Hi. I am somewhat questioning slow execution of OpenCL kernels on CPU.
I have taken the kernel from the sample AESEncryptDecrypt and modified it so that it uses an input char string, not a 2D image. So now it works in 1D index space, workgroup size 64. I also have a regular C file that does AES on a single block at a time, http://dl.dropbox.com/u/4230568/c_aes.c, loop over the input buffer.
The regular C execution maxes one CPU core during entire encryption, the OpenCL kernel maxes all 8 CPU cores (4 real with hyperthreading). But they take roughly the same amount of time to finnish, no matter the input size. Why is that?
How can 8 cores (or 4..) do as little work using opencl as 1 core using ordinary C? Local memory latency? Thread context switching (local_mem_barrier)?
I only compare the actual calculation time, not host setup.

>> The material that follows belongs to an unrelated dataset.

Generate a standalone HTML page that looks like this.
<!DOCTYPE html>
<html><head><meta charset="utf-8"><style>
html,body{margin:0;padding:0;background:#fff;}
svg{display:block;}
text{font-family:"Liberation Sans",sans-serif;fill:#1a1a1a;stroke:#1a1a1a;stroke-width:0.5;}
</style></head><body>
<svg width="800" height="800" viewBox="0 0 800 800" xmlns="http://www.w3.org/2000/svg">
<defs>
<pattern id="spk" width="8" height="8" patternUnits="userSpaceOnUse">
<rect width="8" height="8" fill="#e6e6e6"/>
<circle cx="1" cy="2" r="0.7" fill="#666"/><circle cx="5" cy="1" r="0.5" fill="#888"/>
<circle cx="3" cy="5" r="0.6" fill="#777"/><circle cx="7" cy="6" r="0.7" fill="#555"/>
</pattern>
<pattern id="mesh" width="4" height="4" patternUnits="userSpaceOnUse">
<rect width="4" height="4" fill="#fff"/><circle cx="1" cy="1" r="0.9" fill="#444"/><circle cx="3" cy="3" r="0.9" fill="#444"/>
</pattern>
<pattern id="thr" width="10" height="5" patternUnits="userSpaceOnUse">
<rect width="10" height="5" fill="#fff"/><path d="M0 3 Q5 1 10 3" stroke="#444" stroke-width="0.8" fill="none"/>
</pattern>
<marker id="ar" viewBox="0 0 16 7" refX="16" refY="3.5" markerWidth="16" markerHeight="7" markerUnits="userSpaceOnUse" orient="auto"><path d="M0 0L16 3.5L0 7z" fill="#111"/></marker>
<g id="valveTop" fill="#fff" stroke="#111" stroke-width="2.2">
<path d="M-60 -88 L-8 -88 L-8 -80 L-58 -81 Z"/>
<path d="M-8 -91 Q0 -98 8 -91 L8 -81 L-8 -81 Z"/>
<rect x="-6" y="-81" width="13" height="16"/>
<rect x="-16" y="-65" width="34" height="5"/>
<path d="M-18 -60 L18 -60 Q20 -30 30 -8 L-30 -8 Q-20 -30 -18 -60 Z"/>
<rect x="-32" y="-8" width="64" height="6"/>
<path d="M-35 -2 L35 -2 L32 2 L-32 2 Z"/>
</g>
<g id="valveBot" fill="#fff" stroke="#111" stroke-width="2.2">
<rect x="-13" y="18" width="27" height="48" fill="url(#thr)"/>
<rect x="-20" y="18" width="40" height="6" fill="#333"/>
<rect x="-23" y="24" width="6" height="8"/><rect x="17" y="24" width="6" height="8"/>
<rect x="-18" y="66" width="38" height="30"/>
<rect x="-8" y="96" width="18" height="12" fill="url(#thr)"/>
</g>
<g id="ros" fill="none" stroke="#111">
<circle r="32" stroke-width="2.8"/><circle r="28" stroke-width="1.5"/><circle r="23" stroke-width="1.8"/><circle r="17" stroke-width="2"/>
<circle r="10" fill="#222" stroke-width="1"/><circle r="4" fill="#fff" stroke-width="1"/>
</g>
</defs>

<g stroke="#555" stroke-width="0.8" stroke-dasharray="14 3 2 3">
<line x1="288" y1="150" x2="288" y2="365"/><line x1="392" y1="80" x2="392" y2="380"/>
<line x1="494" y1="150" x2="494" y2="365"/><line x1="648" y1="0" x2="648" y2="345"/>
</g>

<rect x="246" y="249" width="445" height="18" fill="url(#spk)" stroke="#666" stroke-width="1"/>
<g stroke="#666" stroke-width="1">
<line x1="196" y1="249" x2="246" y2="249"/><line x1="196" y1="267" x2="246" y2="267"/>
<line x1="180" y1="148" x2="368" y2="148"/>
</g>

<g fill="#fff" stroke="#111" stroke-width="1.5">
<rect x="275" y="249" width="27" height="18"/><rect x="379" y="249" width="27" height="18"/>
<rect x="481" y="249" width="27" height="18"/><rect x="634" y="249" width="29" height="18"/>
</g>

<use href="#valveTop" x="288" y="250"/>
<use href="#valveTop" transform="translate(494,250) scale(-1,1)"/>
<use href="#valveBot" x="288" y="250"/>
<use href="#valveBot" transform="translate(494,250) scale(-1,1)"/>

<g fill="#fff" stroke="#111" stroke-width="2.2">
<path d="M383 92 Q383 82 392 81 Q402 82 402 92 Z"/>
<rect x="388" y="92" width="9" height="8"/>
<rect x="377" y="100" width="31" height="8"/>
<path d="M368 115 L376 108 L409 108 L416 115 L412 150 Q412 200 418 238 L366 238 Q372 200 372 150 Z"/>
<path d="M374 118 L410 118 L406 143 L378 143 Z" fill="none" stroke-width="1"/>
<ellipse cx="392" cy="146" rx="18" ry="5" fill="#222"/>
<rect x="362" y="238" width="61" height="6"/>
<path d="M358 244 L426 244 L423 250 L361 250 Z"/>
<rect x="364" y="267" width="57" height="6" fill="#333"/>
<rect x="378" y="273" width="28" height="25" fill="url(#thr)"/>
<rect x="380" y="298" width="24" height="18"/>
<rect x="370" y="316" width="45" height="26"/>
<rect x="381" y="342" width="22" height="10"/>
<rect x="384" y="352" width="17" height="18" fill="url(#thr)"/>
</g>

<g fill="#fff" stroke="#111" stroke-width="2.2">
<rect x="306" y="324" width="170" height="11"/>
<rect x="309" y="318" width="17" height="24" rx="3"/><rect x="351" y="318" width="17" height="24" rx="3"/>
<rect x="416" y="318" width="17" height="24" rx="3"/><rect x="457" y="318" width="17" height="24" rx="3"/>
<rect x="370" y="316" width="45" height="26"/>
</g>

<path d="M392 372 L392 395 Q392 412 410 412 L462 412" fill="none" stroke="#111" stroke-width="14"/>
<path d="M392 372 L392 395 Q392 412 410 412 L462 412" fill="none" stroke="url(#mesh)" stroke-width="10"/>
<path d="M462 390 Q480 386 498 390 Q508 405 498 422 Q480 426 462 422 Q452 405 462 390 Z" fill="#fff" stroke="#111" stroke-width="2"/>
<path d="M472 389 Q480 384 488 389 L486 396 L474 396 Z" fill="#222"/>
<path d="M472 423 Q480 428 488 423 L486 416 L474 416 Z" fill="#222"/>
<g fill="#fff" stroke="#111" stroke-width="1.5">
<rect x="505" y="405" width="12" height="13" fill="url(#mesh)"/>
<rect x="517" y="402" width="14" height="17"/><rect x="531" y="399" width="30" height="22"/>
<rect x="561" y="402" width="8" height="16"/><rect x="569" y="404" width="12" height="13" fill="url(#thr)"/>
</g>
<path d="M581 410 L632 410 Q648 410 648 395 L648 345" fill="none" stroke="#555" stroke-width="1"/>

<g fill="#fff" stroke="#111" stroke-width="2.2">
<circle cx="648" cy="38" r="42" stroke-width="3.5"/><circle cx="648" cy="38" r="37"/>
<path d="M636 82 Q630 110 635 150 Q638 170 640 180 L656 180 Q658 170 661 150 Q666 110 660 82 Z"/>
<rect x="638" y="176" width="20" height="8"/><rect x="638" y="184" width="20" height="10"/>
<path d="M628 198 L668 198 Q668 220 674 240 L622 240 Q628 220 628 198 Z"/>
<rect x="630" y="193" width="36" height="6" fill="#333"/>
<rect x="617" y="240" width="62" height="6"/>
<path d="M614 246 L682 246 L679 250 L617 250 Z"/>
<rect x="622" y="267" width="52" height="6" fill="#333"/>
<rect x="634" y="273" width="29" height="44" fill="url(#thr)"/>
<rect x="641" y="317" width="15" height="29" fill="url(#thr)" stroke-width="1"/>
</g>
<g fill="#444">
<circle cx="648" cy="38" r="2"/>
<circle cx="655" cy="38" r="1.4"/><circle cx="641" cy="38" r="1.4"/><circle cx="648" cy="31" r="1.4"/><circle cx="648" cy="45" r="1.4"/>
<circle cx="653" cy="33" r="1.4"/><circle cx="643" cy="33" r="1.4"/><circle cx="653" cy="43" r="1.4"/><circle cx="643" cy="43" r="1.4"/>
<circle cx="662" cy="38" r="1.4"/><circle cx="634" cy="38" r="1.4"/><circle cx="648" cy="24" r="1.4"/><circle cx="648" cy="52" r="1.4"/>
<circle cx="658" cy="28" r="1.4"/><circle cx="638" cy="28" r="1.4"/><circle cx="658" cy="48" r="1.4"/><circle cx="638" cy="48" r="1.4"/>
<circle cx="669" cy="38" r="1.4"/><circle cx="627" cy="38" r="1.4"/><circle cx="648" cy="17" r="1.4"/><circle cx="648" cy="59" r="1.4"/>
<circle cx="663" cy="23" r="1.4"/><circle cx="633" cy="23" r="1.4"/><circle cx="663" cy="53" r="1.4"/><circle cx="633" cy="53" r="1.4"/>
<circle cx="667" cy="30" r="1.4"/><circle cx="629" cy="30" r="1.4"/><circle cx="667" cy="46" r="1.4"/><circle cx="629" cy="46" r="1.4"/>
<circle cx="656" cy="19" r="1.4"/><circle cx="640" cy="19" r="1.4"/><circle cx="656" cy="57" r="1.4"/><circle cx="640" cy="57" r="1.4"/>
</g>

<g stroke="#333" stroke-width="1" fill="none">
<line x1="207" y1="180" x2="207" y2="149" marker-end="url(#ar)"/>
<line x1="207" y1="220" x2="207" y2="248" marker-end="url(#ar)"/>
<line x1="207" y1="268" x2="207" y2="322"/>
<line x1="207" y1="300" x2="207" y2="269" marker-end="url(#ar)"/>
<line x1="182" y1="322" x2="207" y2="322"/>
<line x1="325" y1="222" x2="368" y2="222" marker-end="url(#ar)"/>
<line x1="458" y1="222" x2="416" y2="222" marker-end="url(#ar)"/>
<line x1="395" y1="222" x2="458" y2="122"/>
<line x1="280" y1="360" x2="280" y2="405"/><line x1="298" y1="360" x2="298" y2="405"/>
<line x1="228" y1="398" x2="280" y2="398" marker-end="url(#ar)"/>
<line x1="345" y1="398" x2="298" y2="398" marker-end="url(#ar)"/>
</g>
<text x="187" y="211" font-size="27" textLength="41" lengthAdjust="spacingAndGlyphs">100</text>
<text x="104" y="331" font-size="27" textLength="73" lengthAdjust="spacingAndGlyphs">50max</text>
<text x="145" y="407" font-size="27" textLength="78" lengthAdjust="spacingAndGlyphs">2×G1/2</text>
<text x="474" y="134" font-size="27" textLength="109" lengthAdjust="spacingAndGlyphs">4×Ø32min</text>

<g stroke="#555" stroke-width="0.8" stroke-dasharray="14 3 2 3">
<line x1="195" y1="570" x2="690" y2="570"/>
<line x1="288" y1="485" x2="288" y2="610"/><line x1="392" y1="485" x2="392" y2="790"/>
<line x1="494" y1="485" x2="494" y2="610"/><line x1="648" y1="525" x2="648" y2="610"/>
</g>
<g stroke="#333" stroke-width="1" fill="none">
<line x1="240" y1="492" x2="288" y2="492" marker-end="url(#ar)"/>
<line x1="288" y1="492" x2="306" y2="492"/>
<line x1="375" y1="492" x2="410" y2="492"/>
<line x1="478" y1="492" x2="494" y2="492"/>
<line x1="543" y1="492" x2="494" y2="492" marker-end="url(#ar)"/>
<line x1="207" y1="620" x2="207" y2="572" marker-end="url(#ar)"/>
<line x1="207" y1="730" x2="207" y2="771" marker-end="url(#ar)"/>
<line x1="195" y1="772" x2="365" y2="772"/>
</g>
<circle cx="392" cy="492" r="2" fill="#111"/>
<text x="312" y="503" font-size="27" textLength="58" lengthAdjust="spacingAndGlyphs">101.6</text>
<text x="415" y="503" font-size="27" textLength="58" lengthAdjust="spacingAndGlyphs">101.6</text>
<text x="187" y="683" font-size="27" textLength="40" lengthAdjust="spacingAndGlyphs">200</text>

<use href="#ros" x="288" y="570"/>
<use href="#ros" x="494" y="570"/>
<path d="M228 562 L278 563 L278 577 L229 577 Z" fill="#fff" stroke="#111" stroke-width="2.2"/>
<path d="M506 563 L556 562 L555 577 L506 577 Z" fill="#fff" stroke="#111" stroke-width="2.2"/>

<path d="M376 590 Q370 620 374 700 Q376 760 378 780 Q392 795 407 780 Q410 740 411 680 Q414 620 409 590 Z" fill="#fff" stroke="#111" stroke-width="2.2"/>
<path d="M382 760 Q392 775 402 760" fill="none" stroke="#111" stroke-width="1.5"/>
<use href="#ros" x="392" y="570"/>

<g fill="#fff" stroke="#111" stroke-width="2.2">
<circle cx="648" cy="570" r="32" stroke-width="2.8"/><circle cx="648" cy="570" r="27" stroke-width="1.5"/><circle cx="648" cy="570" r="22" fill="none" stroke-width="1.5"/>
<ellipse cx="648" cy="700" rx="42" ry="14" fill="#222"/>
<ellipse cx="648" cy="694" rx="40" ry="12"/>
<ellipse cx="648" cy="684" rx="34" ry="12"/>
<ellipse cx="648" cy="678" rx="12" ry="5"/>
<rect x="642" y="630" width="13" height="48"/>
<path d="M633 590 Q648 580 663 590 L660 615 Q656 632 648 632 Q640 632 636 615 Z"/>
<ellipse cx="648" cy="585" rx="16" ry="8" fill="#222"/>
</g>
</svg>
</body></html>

Did you try to limit CPU execution to the 4 actual cores? I have had (unrelated to OpenCL) experiences where CPU intensive processes actually run slower if I don't limit them to the physical number of cores.
Originally posted by: nou well in my case using __local and barrier() in kernel lead to several times slower execution on CPU.
i guessed it was something like this. thanks.
Originally posted by: himanshu.gautam Can you provide a test case.May be we can figure out some ways to improve the performance of your code.
test case available here: http://dl.dropbox.com/u/4230568/aes.tar.gz (you need to do changes to Makefile according to your system)
note that this is the kernel from AESEncryptDecrypt with small changes (workgroup size, internal functions). I think that it's the large amount of thread context switches from local mem and barrier(CLK_LOCAL_MEM_FENCE) that lowers performance on CPU.
for CPU, each kernel should probably work on its own aes-block (16 bytes) and have all in private mem.